(Source code of charts)
================

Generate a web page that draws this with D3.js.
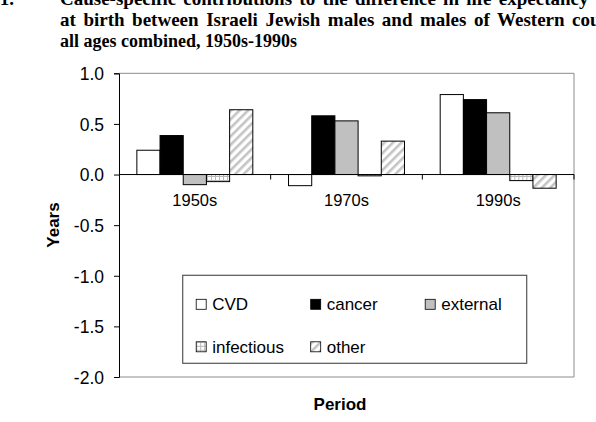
<!DOCTYPE html>
<html>
<meta charset="utf-8">
<style>
body { margin: 0; background: #fff; }
text { font-family: "Liberation Sans", Arial, sans-serif; fill: #000; }
.title text { font-family: "Liberation Serif", "Times New Roman", serif; font-weight: bold; }
</style>
<body>
</body>
<script src="https://cdn.jsdelivr.net/npm/d3@7"></script>
<script>

var periods = ["1950s", "1970s", "1990s"];
var causes = ["CVD", "cancer", "external", "infectious", "other"];
var cvd        = [0.24, -0.11, 0.79];
var cancer     = [0.385, 0.58, 0.74];
var external   = [-0.10, 0.53, 0.61];
var infectious = [-0.07, -0.013, -0.06];
var other      = [0.64, 0.33, -0.135];
var yTicks = [-2.0, -1.5, -1.0, -0.5, 0.0, 0.5, 1.0];
var titleLines = [
  "Cause-specific contributions to the difference in life expectancy",
  "at birth between Israeli Jewish males and males of Western countries,",
  "all ages combined, 1950s-1990s"
];
// the scanned page is justified: first lines get a little extra word space
var titleWordSpacing = [2.5, 2.8, 0];
var titleSize = [19, 19, 18];

var seriesValues = { CVD: cvd, cancer: cancer, external: external, infectious: infectious, other: other };
var fills = { CVD: "#ffffff", cancer: "#000000", external: "#c0c0c0", infectious: "url(#pat-grid)", other: "url(#pat-diag)" };

var width = 596, height = 422;
var plotLeft = 119, plotRight = 574, plotTop = 73.3, plotBottom = 377;

var svg = d3.select("body").append("svg")
    .attr("width", width)
    .attr("height", height);

// patterns
var defs = svg.append("defs");
var diag = defs.append("pattern")
    .attr("id", "pat-diag")
    .attr("patternUnits", "userSpaceOnUse")
    .attr("width", 6).attr("height", 6)
    .attr("patternTransform", "rotate(45)");
diag.append("rect").attr("width", 6).attr("height", 6).attr("fill", "#fff");
diag.append("rect").attr("width", 2.6).attr("height", 6).attr("fill", "#c4c4c4");

var grid = defs.append("pattern")
    .attr("id", "pat-grid")
    .attr("patternUnits", "userSpaceOnUse")
    .attr("width", 4).attr("height", 4);
grid.append("rect").attr("width", 4).attr("height", 4).attr("fill", "#fff");
grid.append("path").attr("d", "M0,0.5 H4 M0.5,0 V4").attr("stroke", "#b8b8b8").attr("stroke-width", 1);

// title (first line runs off the top of the page, as in the scan)
var title = svg.append("g").attr("class", "title");
title.append("text").attr("x", 14).attr("y", 5).attr("text-anchor", "end")
    .style("font-size", "19px").text("Figure 1.");
title.selectAll("text.line").data(titleLines).enter().append("text")
    .attr("class", "line")
    .attr("x", 60)
    .attr("y", function (d, i) { return 5 + i * 21; })
    .style("font-size", function (d, i) { return titleSize[i] + "px"; })
    .style("word-spacing", function (d, i) { return titleWordSpacing[i] + "px"; })
    .text(function (d) { return d; });

var x0 = d3.scaleBand().domain(periods).range([plotLeft, plotRight]).padding(0);
var x1 = d3.scaleBand().domain(causes).range([0, x0.bandwidth()]).paddingInner(0).paddingOuter(0.77);
var y = d3.scaleLinear().domain([-2, 1]).range([plotBottom, plotTop]);

// plot area border (grey)
svg.append("path")
    .attr("d", "M" + plotLeft + "," + y(1) + "H" + plotRight + "V" + y(-2) + "H" + plotLeft)
    .attr("fill", "none")
    .attr("stroke", "#8c8c8c")
    .attr("stroke-width", 1);

// bars
var groups = svg.selectAll(".period").data(periods).enter().append("g")
    .attr("class", "period")
    .attr("transform", function (d) { return "translate(" + x0(d) + ",0)"; });

groups.selectAll("rect").data(function (p, pi) {
    return causes.map(function (c) { return { cause: c, value: seriesValues[c][pi] }; });
  }).enter().append("rect")
    .attr("x", function (d) { return x1(d.cause); })
    .attr("width", x1.bandwidth())
    .attr("y", function (d) { return y(Math.max(0, d.value)); })
    .attr("height", function (d) { return Math.abs(y(d.value) - y(0)); })
    .attr("fill", function (d) { return fills[d.cause]; })
    .attr("stroke", "#000")
    .attr("stroke-width", 1);

// y axis
var yAxis = svg.append("g")
    .attr("transform", "translate(" + plotLeft + ",0)")
    .call(d3.axisLeft(y).tickValues(yTicks).tickSize(5).tickPadding(10)
      .tickFormat(function (d) { return d.toFixed(1); }));
yAxis.select(".domain").attr("stroke", "#000");
yAxis.selectAll("text").style("font-size", "17.5px").attr("dy", "0.36em");

// category axis on zero line
var xAxis = svg.append("g")
    .attr("transform", "translate(0," + y(0) + ")");
xAxis.append("line")
    .attr("x1", plotLeft).attr("x2", plotRight)
    .attr("stroke", "#000");
xAxis.selectAll("line.tick").data(periods).enter().append("line")
    .attr("class", "tick")
    .attr("x1", function (d) { return x0(d) + x0.bandwidth(); })
    .attr("x2", function (d) { return x0(d) + x0.bandwidth(); })
    .attr("y1", 0).attr("y2", 5)
    .attr("stroke", "#000");
xAxis.selectAll("text").data(periods).enter().append("text")
    .attr("x", function (d) { return x0(d) + x0.bandwidth() / 2; })
    .attr("y", 31)
    .attr("text-anchor", "middle")
    .style("font-size", "16.5px")
    .text(function (d) { return d; });

// axis titles
svg.append("text")
    .attr("transform", "translate(59,225) rotate(-90)")
    .attr("text-anchor", "middle")
    .style("font-size", "17px")
    .style("font-weight", "bold")
    .text("Years");
svg.append("text")
    .attr("x", 340).attr("y", 410)
    .attr("text-anchor", "middle")
    .style("font-size", "17px")
    .style("font-weight", "bold")
    .text("Period");

// legend
var legend = svg.append("g").attr("transform", "translate(182.7,275.3)");
legend.append("rect")
    .attr("width", 344).attr("height", 88)
    .attr("fill", "#fff")
    .attr("stroke", "#555")
    .attr("stroke-width", 1.2);

var items = legend.selectAll(".item").data(causes).enter().append("g")
    .attr("class", "item")
    .attr("transform", function (d, i) {
      return "translate(" + (13.5 + (i % 3) * 114.5) + "," + (24 + Math.floor(i / 3) * 42.5) + ")";
    });
items.append("rect")
    .attr("width", 10).attr("height", 10)
    .attr("fill", function (d) { return fills[d]; })
    .attr("stroke", "#000")
    .attr("stroke-width", 0.8);
items.append("text")
    .attr("x", 16).attr("y", 5)
    .attr("dy", "0.36em")
    .style("font-size", "17px")
    .text(function (d) { return d; });

</script>
</html>
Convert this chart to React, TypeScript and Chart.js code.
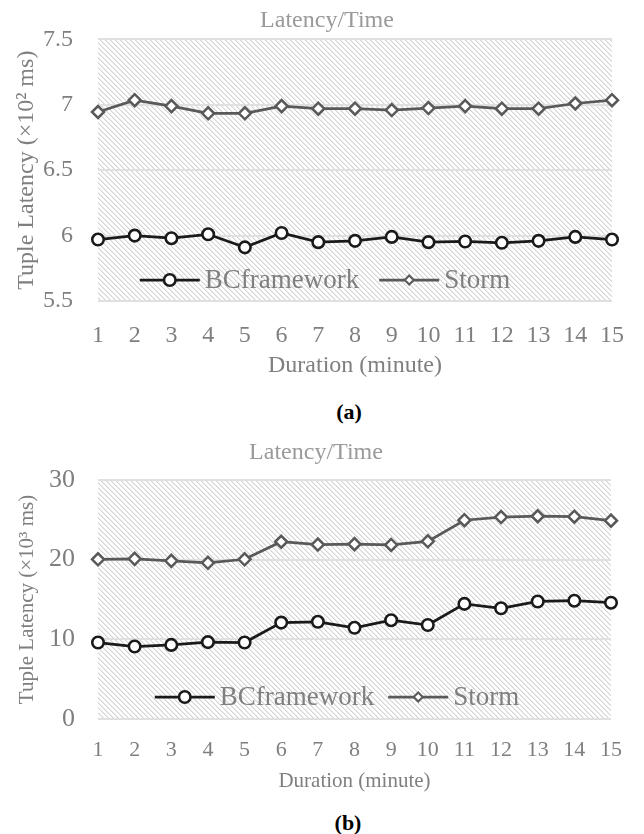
import React, { useEffect, useRef } from 'react';
import { Chart, registerables } from 'chart.js';

Chart.register(...registerables);

const FONT = "'Liberation Serif', 'Times New Roman', serif";

// ---------- data ----------
const durations = ['1', '2', '3', '4', '5', '6', '7', '8', '9', '10', '11', '12', '13', '14', '15'];
const seriesNames = ['BCframework', 'Storm'];

// (a) latency in x10^2 ms
const latencyA_BC = [5.97, 6.0, 5.98, 6.01, 5.91, 6.02, 5.95, 5.96, 5.99, 5.95, 5.955, 5.945, 5.96, 5.99, 5.97];
const latencyA_Storm = [6.945, 7.035, 6.99, 6.935, 6.935, 6.99, 6.97, 6.97, 6.96, 6.975, 6.99, 6.97, 6.97, 7.01, 7.035];

// (b) latency in x10^3 ms
const latencyB_BC = [9.6, 9.1, 9.3, 9.65, 9.6, 12.1, 12.2, 11.45, 12.4, 11.8, 14.45, 13.9, 14.75, 14.85, 14.6];
const latencyB_Storm = [20.05, 20.1, 19.85, 19.6, 20.05, 22.25, 21.9, 21.95, 21.85, 22.3, 24.95, 25.35, 25.45, 25.4, 24.9];

const titleText = 'Latency/Time';
const xTitle = 'Duration (minute)';
const yTitleA = 'Tuple Latency (×10² ms)';
const yTitleB = 'Tuple Latency (×10³ ms)';

const BC_COLOR = '#1a1a1a';
const STORM_COLOR = '#595959';
const TEXT_GRAY = '#7f7f7f';
const TITLE_GRAY = '#9a9a9a';

function makeHatch(ctx: CanvasRenderingContext2D) {
  const n = 5;
  const c = document.createElement('canvas');
  c.width = n;
  c.height = n;
  const g = c.getContext('2d')!;
  g.fillStyle = '#ffffff';
  g.fillRect(0, 0, n, n);
  for (let i = 0; i < n; i++) {
    g.fillStyle = '#d4d4d4';
    g.fillRect(i, i, 1, 1);
    g.fillStyle = '#eaeaea';
    g.fillRect((i + 1) % n, i, 1, 1);
  }
  return ctx.createPattern(c, 'repeat');
}

const hatchPlugin = {
  id: 'hatchBg',
  beforeDraw(chart: any) {
    const { ctx, chartArea } = chart;
    const pat = makeHatch(ctx);
    if (!pat) return;
    ctx.save();
    ctx.fillStyle = pat;
    ctx.fillRect(chartArea.left, chartArea.top, chartArea.right - chartArea.left, chartArea.bottom - chartArea.top);
    ctx.restore();
  },
};

const titlePlugin = {
  id: 'freeTitle',
  afterDraw(chart: any, _args: any, opts: any) {
    const { ctx } = chart;
    ctx.save();
    ctx.font = `${opts.size}px ${FONT}`;
    ctx.fillStyle = opts.color;
    ctx.textAlign = 'center';
    ctx.textBaseline = 'middle';
    ctx.fillText(opts.text, opts.x, opts.y);
    ctx.restore();
  },
};

const insideLegend = {
  id: 'insideLegend',
  afterDatasetsDraw(chart: any, _args: any, opts: any) {
    const { ctx, chartArea } = chart;
    const y = chartArea.bottom - opts.offsetY;
    ctx.save();
    ctx.font = `${opts.fontSize}px ${FONT}`;
    const items = chart.data.datasets.map((ds: any) => ({ ds, w: ctx.measureText(ds.label).width }));
    const lineLen = 60;
    const gapText = 5;
    const gapItem = opts.gapItem;
    const total =
      items.reduce((s: number, it: any) => s + lineLen + gapText + it.w, 0) + gapItem * (items.length - 1);
    let x = opts.centerX - total / 2;
    items.forEach((it: any) => {
      const ds = it.ds;
      ctx.strokeStyle = ds.borderColor;
      ctx.lineWidth = ds.borderWidth;
      ctx.beginPath();
      ctx.moveTo(x, y);
      ctx.lineTo(x + lineLen, y);
      ctx.stroke();
      const cx = x + lineLen / 2;
      ctx.fillStyle = '#ffffff';
      ctx.strokeStyle = ds.pointBorderColor;
      ctx.beginPath();
      if (ds.pointStyle === 'circle') {
        ctx.lineWidth = ds.pointBorderWidth;
        ctx.arc(cx, y, ds.pointRadius, 0, Math.PI * 2);
      } else {
        const r = 4.5;
        ctx.lineWidth = 2;
        ctx.moveTo(cx - r, y);
        ctx.lineTo(cx, y - r);
        ctx.lineTo(cx + r, y);
        ctx.lineTo(cx, y + r);
        ctx.closePath();
      }
      ctx.fill();
      ctx.stroke();
      ctx.fillStyle = TEXT_GRAY;
      ctx.textBaseline = 'middle';
      ctx.textAlign = 'left';
      ctx.fillText(ds.label, x + lineLen + gapText, y + 1);
      x += lineLen + gapText + it.w + gapItem;
    });
    ctx.restore();
  },
};

type PanelProps = {
  width: number;
  height: number;
  bc: number[];
  storm: number[];
  yMin: number;
  yMax: number;
  yStep: number;
  yTitle: string;
  yTitleSize: number;
  yTitlePad: number;
  yTickSize: number;
  yTickPad: number;
  xTickSize: number;
  xTickPad: number;
  xTitleSize: number;
  xTitlePad: number;
  xAxisHeight: number;
  padTop: number;
  padRight: number;
  titleX: number;
  titleY: number;
  legendCenterX: number;
  legendOffsetY: number;
  legendGap: number;
};

function LatencyPanel(p: PanelProps) {
  const ref = useRef<HTMLCanvasElement | null>(null);
  useEffect(() => {
    if (!ref.current) return;
    const chart = new Chart(ref.current, {
      type: 'line',
      data: {
        labels: durations,
        datasets: [
          {
            label: seriesNames[0],
            data: p.bc,
            borderColor: BC_COLOR,
            borderWidth: 2.75,
            pointStyle: 'circle',
            pointRadius: 5.75,
            pointBorderWidth: 2.6,
            pointBackgroundColor: '#ffffff',
            pointBorderColor: BC_COLOR,
            tension: 0,
          } as any,
          {
            label: seriesNames[1],
            data: p.storm,
            borderColor: STORM_COLOR,
            borderWidth: 2.75,
            pointStyle: 'rectRot',
            pointRadius: 6,
            pointBorderWidth: 2.5,
            pointBackgroundColor: '#ffffff',
            pointBorderColor: STORM_COLOR,
            tension: 0,
          } as any,
        ],
      },
      options: {
        responsive: false,
        animation: false,
        layout: { padding: { left: 0, right: p.padRight, top: p.padTop, bottom: 0 } },
        plugins: {
          legend: { display: false },
          tooltip: { enabled: false },
          title: { display: false },
          freeTitle: { text: titleText, x: p.titleX, y: p.titleY, size: 24, color: TITLE_GRAY },
          insideLegend: { centerX: p.legendCenterX, offsetY: p.legendOffsetY, fontSize: 27, gapItem: p.legendGap },
        } as any,
        scales: {
          x: {
            type: 'category',
            offset: false,
            grid: { display: false, drawTicks: false },
            border: { display: false },
            ticks: {
              color: TEXT_GRAY,
              font: { family: FONT, size: p.xTickSize },
              padding: p.xTickPad,
              maxRotation: 0,
              autoSkip: false,
            },
            title: {
              display: true,
              text: xTitle,
              color: TEXT_GRAY,
              font: { family: FONT, size: p.xTitleSize },
              padding: { top: 0, bottom: p.xTitlePad },
            },
            afterFit: (s: any) => {
              s.height = p.xAxisHeight;
            },
          },
          y: {
            min: p.yMin,
            max: p.yMax,
            grid: { color: '#e0e0e0', lineWidth: 2, drawTicks: false },
            border: { display: false },
            ticks: {
              stepSize: p.yStep,
              color: TEXT_GRAY,
              font: { family: FONT, size: p.yTickSize },
              padding: p.yTickPad,
              callback: (v: any) => String(v),
            },
            title: {
              display: true,
              text: p.yTitle,
              color: TEXT_GRAY,
              font: { family: FONT, size: p.yTitleSize },
              padding: { top: p.yTitlePad, bottom: 0 },
            },
            afterFit: (s: any) => {
              s.width = 98;
            },
          },
        },
      },
      plugins: [hatchPlugin, insideLegend, titlePlugin],
    } as any);
    return () => chart.destroy();
  }, []);
  return <canvas ref={ref} width={p.width} height={p.height} style={{ display: 'block' }} />;
}

const captionStyle: React.CSSProperties = {
  position: 'absolute',
  transform: 'translateX(-50%)',
  fontFamily: FONT,
  fontWeight: 'bold',
  fontSize: 22,
  lineHeight: '26px',
  height: 26,
  color: '#000',
  whiteSpace: 'nowrap',
};

export default function App() {
  return (
    <div style={{ position: 'absolute', left: 0, top: 0, width: 644, height: 834, background: '#fff' }}>
      <div style={{ position: 'absolute', left: 0, top: 0 }}>
        <LatencyPanel
          width={644}
          height={390}
          bc={latencyA_BC}
          storm={latencyA_Storm}
          yMin={5.5}
          yMax={7.5}
          yStep={0.5}
          yTitle={yTitleA}
          yTitleSize={24}
          yTitlePad={12}
          yTickSize={24}
          yTickPad={25}
          xTickSize={24}
          xTickPad={20}
          xTitleSize={24}
          xTitlePad={10}
          xAxisHeight={89}
          padTop={39}
          padRight={25}
          titleX={327}
          titleY={21}
          legendCenterX={325}
          legendOffsetY={21}
          legendGap={20}
        />
      </div>
      <div style={{ ...captionStyle, left: 349, top: 399 }}>(a)</div>
      <div style={{ position: 'absolute', left: 0, top: 430 }}>
        <LatencyPanel
          width={644}
          height={375}
          bc={latencyB_BC}
          storm={latencyB_Storm}
          yMin={0}
          yMax={30}
          yStep={10}
          yTitle={yTitleB}
          yTitleSize={21}
          yTitlePad={15}
          yTickSize={26}
          yTickPad={23}
          xTickSize={22}
          xTickPad={18}
          xTitleSize={21}
          xTitlePad={11}
          xAxisHeight={86}
          padTop={50}
          padRight={33}
          titleX={316}
          titleY={23}
          legendCenterX={337}
          legendOffsetY={22}
          legendGap={14}
        />
      </div>
      <div style={{ ...captionStyle, left: 348, top: 810 }}>(b)</div>
    </div>
  );
}
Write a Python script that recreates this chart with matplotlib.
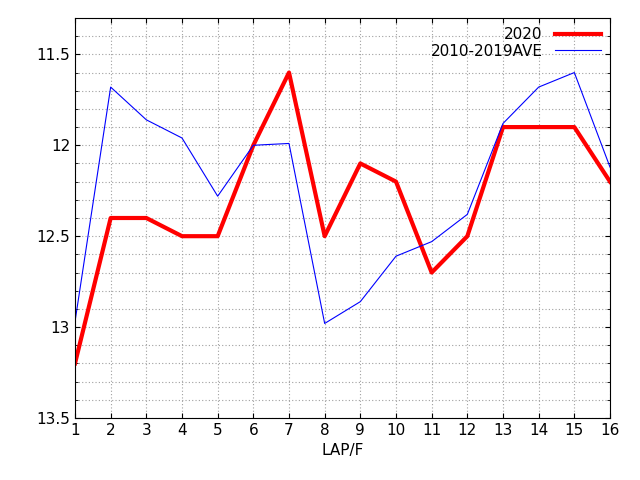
import matplotlib
matplotlib.use("Agg")
import matplotlib.pyplot as plt
import numpy as np

laps = list(range(1, 17))
y2020 = [13.2, 12.4, 12.4, 12.5, 12.5, 12.0, 11.6, 12.5, 12.1, 12.2, 12.7, 12.5, 11.9, 11.9, 11.9, 12.2]
yave = [12.97, 11.68, 11.86, 11.96, 12.28, 12.0, 11.99, 12.98, 12.86, 12.61, 12.53, 12.38, 11.88, 11.68, 11.6, 12.12]

fig = plt.figure(figsize=(6.4, 4.8), dpi=100)
ax = fig.add_axes([75/640, 1-418/480, 535/640, 400/480])
ax.plot(laps, y2020, color="#ff0000", lw=3, label="2020")
ax.plot(laps, yave, color="#0000ff", lw=0.8, label="2010-2019AVE")
ax.set_xlim(1, 16)
ax.set_ylim(13.5, 11.3)
ax.set_xticks(laps)
ax.set_yticks([11.5, 12, 12.5, 13, 13.5])
ax.set_yticklabels(["11.5", "12", "12.5", "13", "13.5"])
ax.set_yticks(np.arange(11.3, 13.5, 0.1), minor=True)
ax.grid(True, which="both", color="#a0a0a0", ls=(0, (1, 2)), lw=0.8)
ax.tick_params(direction="in", which="both", top=True, right=True, labelsize=11)
ax.set_xlabel("LAP/F", fontsize=11)
leg = ax.legend(loc="upper right", markerfirst=False, frameon=False, fontsize=11,
                handlelength=3, borderaxespad=0.2, labelspacing=0.1)
for t in leg.get_texts():
    t.set_ha("right")
fig.savefig("out.png", dpi=100)
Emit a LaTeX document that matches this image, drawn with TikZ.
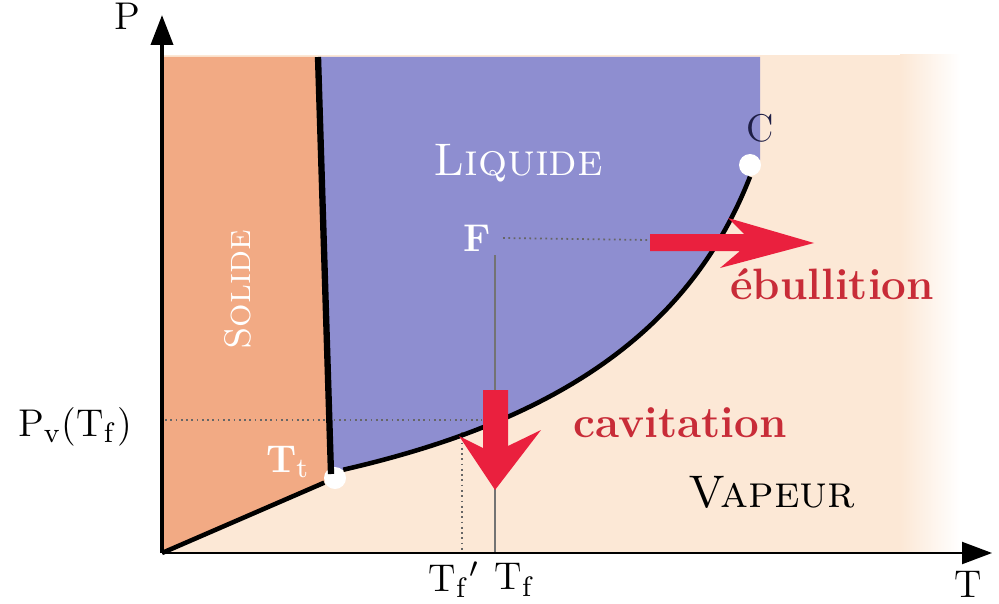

================

In the listing above, find the line containing "Convert this chart" and the line containing "Serif', 'Times New", then write out both of them and every line between, exactly, with no pictures.

Result of the exercise:
Convert this chart to React, TypeScript and Chart.js code.
import React, { useEffect, useRef } from 'react';
import { Chart, registerables } from 'chart.js';

Chart.register(...registerables);

const FONT = "'Liberation Serif', 'Times New Roman', serif";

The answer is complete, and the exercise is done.